News Release

Physics for the mechanism of slow change in microscopic magnetic structures revealed

Peer-Reviewed Publication

Tohoku University

Physics for the Mechanism of Slow Change in Microscopic Magnetic Structures Revealed (1 of 2)

image: Schematic of domain wall creep. When a very weak magnetic field or electric current is applied to the magnetic wire with domain wall, the domain wall behaves as an elastic interface and slowly moves, creeps. view more 

Credit: Tohoku University

The research group of Professor Hideo Ohno and Associate Professor Shunsuke Fukami of Tohoku University has studied in detail, a slow change of microscopic magnetic structures in metallic wires induced by external driving forces, commonly called "creep" motion. This has allowed them to clarify the physics of how the driving forces, magnetic fields or electric currents, act on the magnetic structure.

Previous studies had shown that while the actions of magnetic fields and currents are the same for metallic materials, they are fundamentally different for semiconductor materials.

The present study reveals that in cases where the sample satisfies a certain condition, the current acts on the magnetic structure in a different manner from the magnetic field case, irrespective of the intricacies of the material.

The development of a high-performance magnetic memory device (where the magnetic structure is manipulated by current) has been intensively pursued recently, and the present findings are expected to facilitate the fundamental understanding to achieve the practical application.

The research group fabricated a wire device consisting of a ferromagnetic metal CoFeB, and investigated the universality class of a magnetic domain wall "creep". They evaluated the domain wall velocity for various magnitudes of magnetic field or electric current while keeping the device temperature constant, from which they derived the scaling exponent for the universality class.

The results indicate that the scaling exponent does not depend on factors such as temperature and wire width, for both magnetic field and current cases, confirming the universality of the observed feature.
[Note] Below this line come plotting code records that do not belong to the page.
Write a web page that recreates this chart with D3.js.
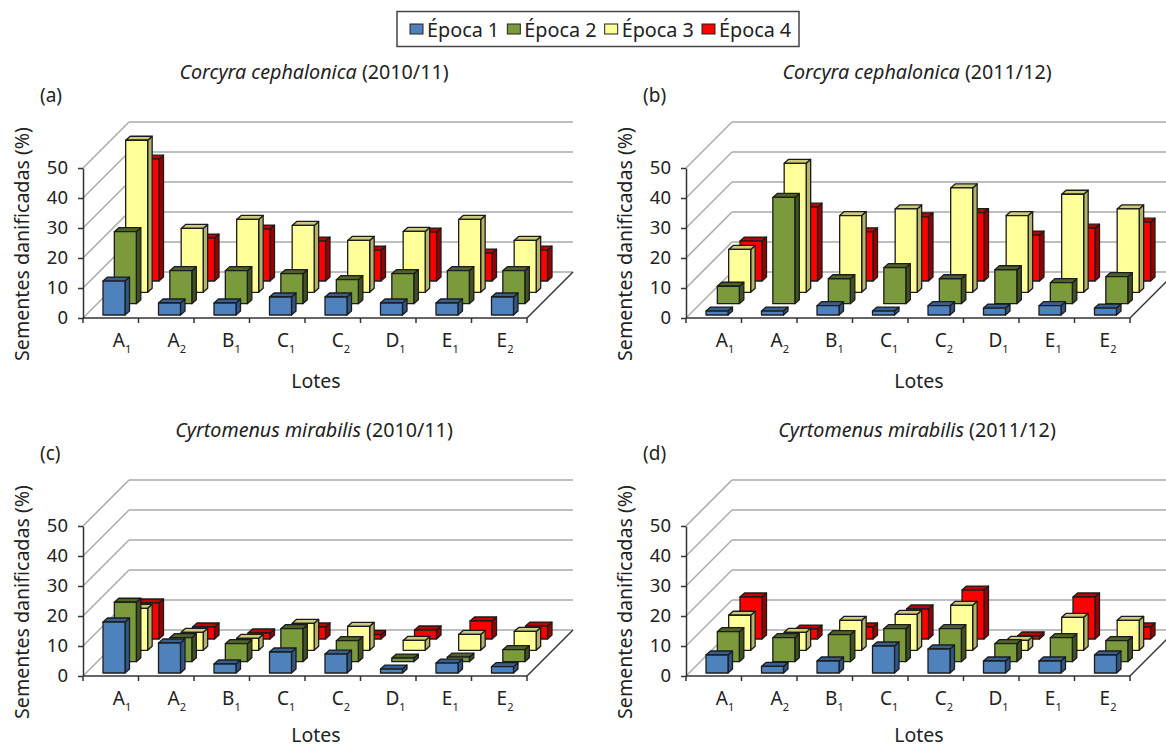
<!DOCTYPE html>
<html>
<head>
<meta charset="utf-8">
<script src="https://cdn.jsdelivr.net/npm/d3@7"></script>
<style>
  html, body { margin: 0; background: #fff; }
  text { font-family: "Noto Sans", sans-serif; fill: #222; }
</style>
</head>
<body>
<div class="root"></div>
<script>
const width = 1166;
const height = 748;

const lotes = ["A1", "A2", "B1", "C1", "C2", "D1", "E1", "E2"];
const epocas = ["Época 1", "Época 2", "Época 3", "Época 4"];
const yTicks = [0, 10, 20, 30, 40, 50];

// values, one list per época
const a1 = [11.3, 4, 4, 6, 6, 4, 4, 6];
const a2 = [24, 11, 11, 10, 8, 10, 11, 11];
const a3 = [50.7, 21.3, 24.3, 22.3, 17.3, 20.3, 24.3, 17.3];
const a4 = [40.6, 14.3, 17.3, 13.3, 10.3, 16.3, 9.3, 10.3];

const b1 = [1.3, 1.3, 3.1, 1.3, 3.1, 2.3, 3.1, 2.3];
const b2 = [5.8, 35.4, 8.3, 12, 8.3, 11.3, 7, 9];
const b3 = [14.3, 43, 25.6, 27.8, 34.8, 25.6, 32.7, 27.8];
const b4 = [13.3, 24.6, 16.4, 21.4, 22.8, 15.3, 17.6, 19.6];

const c1 = [17, 10, 3, 7, 6.3, 1.3, 3.3, 2.1];
const c2 = [19.8, 8, 6, 11, 7, 1.2, 1.5, 4];
const c3 = [14, 6, 4, 9, 8, 3.3, 5.3, 6.3];
const c4 = [12, 4, 2, 4, 1.5, 3, 6, 4.3];

const d1 = [6, 2.2, 4, 9, 8, 4, 4, 6];
const d2 = [10, 8, 9, 11, 11, 6, 8, 7];
const d3Vals = [11.7, 6, 10, 12, 15, 3.3, 11, 10];
const d4 = [14, 3.3, 4, 10, 16.3, 1, 14, 4];

const panels = [
  { letter: "(a)", name: "Corcyra cephalonica", year: " (2010/11)", ox: 83, oy: 318, lotesY: 70, series: [a1, a2, a3, a4] },
  { letter: "(b)", name: "Corcyra cephalonica", year: " (2011/12)", ox: 686, oy: 318, lotesY: 70, series: [b1, b2, b3, b4] },
  { letter: "(c)", name: "Cyrtomenus mirabilis", year: " (2010/11)", ox: 83, oy: 676, lotesY: 66, series: [c1, c2, c3, c4] },
  { letter: "(d)", name: "Cyrtomenus mirabilis", year: " (2011/12)", ox: 686, oy: 676, lotesY: 66, series: [d1, d2, d3Vals, d4] },
];

const front = ["#4f81bd", "#7a9a3c", "#ffff99", "#ff0000"];
const topFace = ["#376092", "#4f6228", "#cccc77", "#c00000"];
const sideFace = ["#2f5685", "#3f5120", "#b3b36b", "#990000"];

const plotW = 444;
const wallD = 46; // how far the back wall sits behind the front axis
const barW = 22;
const capX = 4.5;
const capY = 4;

const x = d3.scaleBand().domain(lotes).range([0, plotW]);
const y = d3.scaleLinear().domain([0, 50]).range([0, -150]);
const row = d3.scalePoint().domain(d3.range(4)).range([0, 34]);
// the labels in the picture are spaced a little tighter than the bars
const labelX = d3.scalePoint().domain(lotes).range([39, 422]);

const svg = d3
  .select(".root")
  .append("svg")
  .attr("width", width)
  .attr("height", height)
  .style("display", "block");

panels.forEach(drawPanel);
drawLegend();

function drawPanel(p) {
  const g = svg.append("g").attr("transform", `translate(${p.ox},${p.oy})`);

  // walls
  g.selectAll(".side")
    .data(yTicks)
    .join("line")
    .attr("x1", 0)
    .attr("y1", (d) => y(d))
    .attr("x2", wallD)
    .attr("y2", (d) => y(d) - wallD)
    .attr("stroke", "#aaa")
    .attr("stroke-width", 1.5);
  g.selectAll(".back")
    .data(yTicks)
    .join("line")
    .attr("x1", wallD)
    .attr("y1", (d) => y(d) - wallD)
    .attr("x2", plotW + wallD)
    .attr("y2", (d) => y(d) - wallD)
    .attr("stroke", "#aaa")
    .attr("stroke-width", 1.5);

  // bars, back row first
  d3.range(3, -1, -1).forEach((s) => {
    p.series[s].forEach((v, i) => drawBar(g, s, lotes[i], v));
  });

  // floor edges and axes
  g.append("line")
    .attr("x1", plotW)
    .attr("y1", 0)
    .attr("x2", plotW + wallD)
    .attr("y2", -wallD)
    .attr("stroke", "#333")
    .attr("stroke-width", 1.5);

  const yAxis = g.append("g").call(
    d3.axisLeft(d3.scaleLinear().domain([0, 50]).range([y(0), y(50)]))
      .tickValues(yTicks)
      .tickSize(5)
      .tickSizeOuter(0)
      .tickPadding(10)
  );
  yAxis.selectAll("path, line").attr("stroke", "#333").attr("stroke-width", 1.5);
  yAxis.selectAll("text").style("font-size", "18.5px").attr("fill", "#222");

  g.append("line")
    .attr("x1", 0)
    .attr("x2", plotW)
    .attr("y1", 0)
    .attr("y2", 0)
    .attr("stroke", "#333")
    .attr("stroke-width", 1.5);
  g.selectAll(".xtick")
    .data(lotes.concat("end"))
    .join("line")
    .attr("x1", (d) => (d === "end" ? plotW : x(d)))
    .attr("x2", (d) => (d === "end" ? plotW : x(d)))
    .attr("y1", 0)
    .attr("y2", 5)
    .attr("stroke", "#333")
    .attr("stroke-width", 1.5);

  // lote labels with subscripts
  const labels = g
    .selectAll(".lote")
    .data(lotes)
    .join("text")
    .attr("x", (d) => labelX(d))
    .attr("y", 29)
    .attr("text-anchor", "middle")
    .style("font-size", "19px");
  labels.append("tspan").text((d) => d[0]);
  labels
    .append("tspan")
    .attr("dy", 6)
    .style("font-size", "11px")
    .text((d) => d[1]);

  g.append("text")
    .attr("x", plotW / 2 + 11)
    .attr("y", p.lotesY)
    .attr("text-anchor", "middle")
    .style("font-size", "19.5px")
    .text("Lotes");

  g.append("text")
    .attr("transform", `translate(-54,-74) rotate(-90)`)
    .attr("text-anchor", "middle")
    .style("font-size", "19.6px")
    .text("Sementes danificadas (%)");

  const title = g
    .append("text")
    .attr("x", plotW / 2 + 9)
    .attr("y", -239)
    .attr("text-anchor", "middle")
    .style("font-size", "19.7px");
  title.append("tspan").style("font-style", "italic").text(p.name);
  title.append("tspan").text(p.year);

  g.append("text")
    .attr("x", -43)
    .attr("y", -216)
    .style("font-size", "19px")
    .text(p.letter);
}

function drawBar(g, s, lote, v) {
  const x0 = x(lote) + 20 + row(s);
  const x1 = x0 + barW;
  const base = -3 - row(s);
  const top = base + y(v);
  const edge = { stroke: "#1c1c1c", "stroke-width": 1.3, "stroke-linejoin": "round" };

  const face = (pts, fill) => {
    const el = g.append("polygon").attr("points", pts.join(" ")).attr("fill", fill);
    Object.entries(edge).forEach(([k, val]) => el.attr(k, val));
  };

  face([[x1, base], [x1 + capX, base - capY], [x1 + capX, top - capY], [x1, top]], sideFace[s]);
  face([[x0, top], [x1, top], [x1 + capX, top - capY], [x0 + capX, top - capY]], topFace[s]);
  face([[x0, top], [x1, top], [x1, base], [x0, base]], front[s]);
}

function drawLegend() {
  const legendX = d3.scalePoint().domain(epocas).range([410, 702]);
  svg.append("rect")
    .attr("x", 397)
    .attr("y", 11.5)
    .attr("width", 402)
    .attr("height", 35)
    .attr("fill", "#fff")
    .attr("stroke", "#444")
    .attr("stroke-width", 1.5);

  const items = svg
    .selectAll(".item")
    .data(epocas)
    .join("g")
    .attr("transform", (d) => `translate(${legendX(d)},0)`);
  items
    .append("rect")
    .attr("y", 24)
    .attr("width", 13)
    .attr("height", 10)
    .attr("fill", (d, i) => front[i])
    .attr("stroke", "#222")
    .attr("stroke-width", 1);
  items
    .append("text")
    .attr("x", 17)
    .attr("y", 37)
    .style("font-size", "19.8px")
    .text((d) => d);
}
</script>
</body>
</html>
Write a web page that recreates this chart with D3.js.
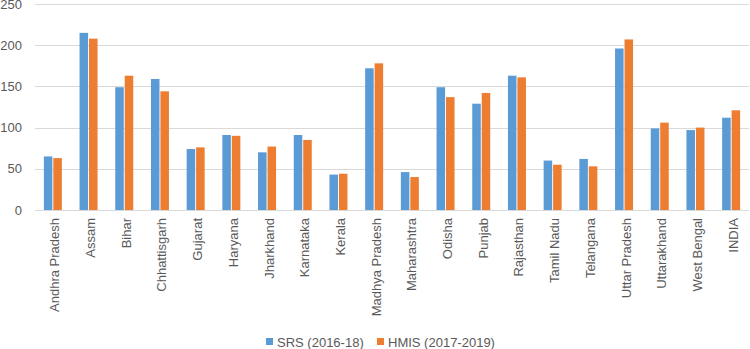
<!DOCTYPE html>
<html>
<head>
<meta charset="utf-8">
<script src="https://cdn.jsdelivr.net/npm/d3@7"></script>
<style>
  body { margin: 0; background: #fff; }
  text { font-family: "Liberation Sans", Arial, sans-serif; fill: #595959; }
</style>
</head>
<body>
<div id="chart"></div>
<script>
const width = 750, height = 349;
const margin = { top: 4, right: 1, bottom: 139, left: 35 };

// chart data
const states = ['Andhra Pradesh','Assam','Bihar','Chhattisgarh','Gujarat','Haryana','Jharkhand',
  'Karnataka','Kerala','Madhya Pradesh','Maharashtra','Odisha','Punjab','Rajasthan','Tamil Nadu',
  'Telangana','Uttar Pradesh','Uttarakhand','West Bengal','INDIA'];
const srs  = [65,215,149,159,74,91,70,91,43,172,46,149,129,163,60,62,196,99,97,112];
const hmis = [63,208,163,144,76,90,77,85,44,178,40,137,142,161,55,53,207,106,100,121];
const seriesNames = ['SRS (2016-18)','HMIS (2017-2019)'];
const yTicks = [0,50,100,150,200,250];
const colors = ['#5B9BD5','#ED7D31'];

const svg = d3.select('#chart').append('svg')
  .attr('width', width).attr('height', height);

const x = d3.scaleBand().domain(states)
  .range([margin.left, width - margin.right]);
const y = d3.scaleLinear().domain([0,250])
  .range([height - margin.bottom, margin.top]);

// gridlines
svg.append('g').selectAll('line')
  .data(yTicks)
  .join('line')
  .attr('x1', margin.left).attr('x2', width - margin.right)
  .attr('y1', d => Math.round(y(d)) + 0.5).attr('y2', d => Math.round(y(d)) + 0.5)
  .attr('stroke', '#d9d9d9').attr('stroke-width', 1.2);

// y tick labels
svg.append('g').selectAll('text')
  .data(yTicks)
  .join('text')
  .attr('x', 22).attr('y', d => y(d))
  .attr('dy', '0.35em')
  .attr('text-anchor', 'end')
  .style('font-size', '13px')
  .text(d => d);

const inner = d3.scaleBand().domain([0,1])
  .range([0, 18]).paddingInner(0.1);
const offset = (x.bandwidth() - 18) / 2;

const data = states.map((s,i) => ({ state: s, vals: [srs[i], hmis[i]] }));

const groups = svg.append('g').selectAll('g')
  .data(data)
  .join('g')
  .attr('transform', d => `translate(${x(d.state) + offset},0)`);

groups.selectAll('rect')
  .data(d => d.vals.map((v,k) => ({ k, v })))
  .join('rect')
  .attr('x', d => inner(d.k))
  .attr('width', inner.bandwidth())
  .attr('y', d => y(d.v))
  .attr('height', d => y(0) - y(d.v))
  .attr('fill', d => colors[d.k]);

// category labels rotated
svg.append('g').selectAll('text')
  .data(states)
  .join('text')
  .attr('transform', d => `translate(${x(d) + x.bandwidth()/2 + 6.5},${y(0) + 8}) rotate(-90)`)
  .attr('text-anchor', 'end')
  .style('font-size', '13px')
  .text(d => d);

// legend
const legendItems = [{ name: seriesNames[0], c: colors[0], lx: 266 },
                     { name: seriesNames[1], c: colors[1], lx: 377 }];
const legend = svg.append('g').selectAll('g')
  .data(legendItems)
  .join('g')
  .attr('transform', d => `translate(${d.lx},338)`);
legend.append('rect').attr('width', 7).attr('height', 7).attr('fill', d => d.c);
legend.append('text').attr('x', 11).attr('y', 4).attr('dy', '0.35em')
  .style('font-size', '13px').text(d => d.name);
</script>
</body>
</html>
Interestingly, unlike the previous study on metallic systems, they found different universality classes between magnetic field and current-driven domain wall creeps in the present metallic sample.

This means that the actions of a magnetic field and current on the domain wall are fundamentally different from each other. The field-driven "creep" was found to belong to a previously known universality class, whereas the current-driven "creep" was found to belong to a different universality class which cannot be explained by the present theories and the scaling exponent was similar to the one observed previously in the magnetic semiconductor.

From detailed investigations of the behavior of the domain wall under the application of a current, they found that the current gives rise to an adiabatic spin-transfer torque acting on the domain wall which has a different symmetry to the torque induced by a magnetic field. In other words, it was clarified that, for sample in which stack structure is designed so that the adiabatic spin-transfer torque dominantly affects the domain wall, universal creep characteristics appear irrespective of the nature of material, such as metal or semiconductor, the details of microscopic structure.

The obtained findings shed light on a statistical physics of creep motion of elastic interfaces and development of high-performance magnetic memory devices.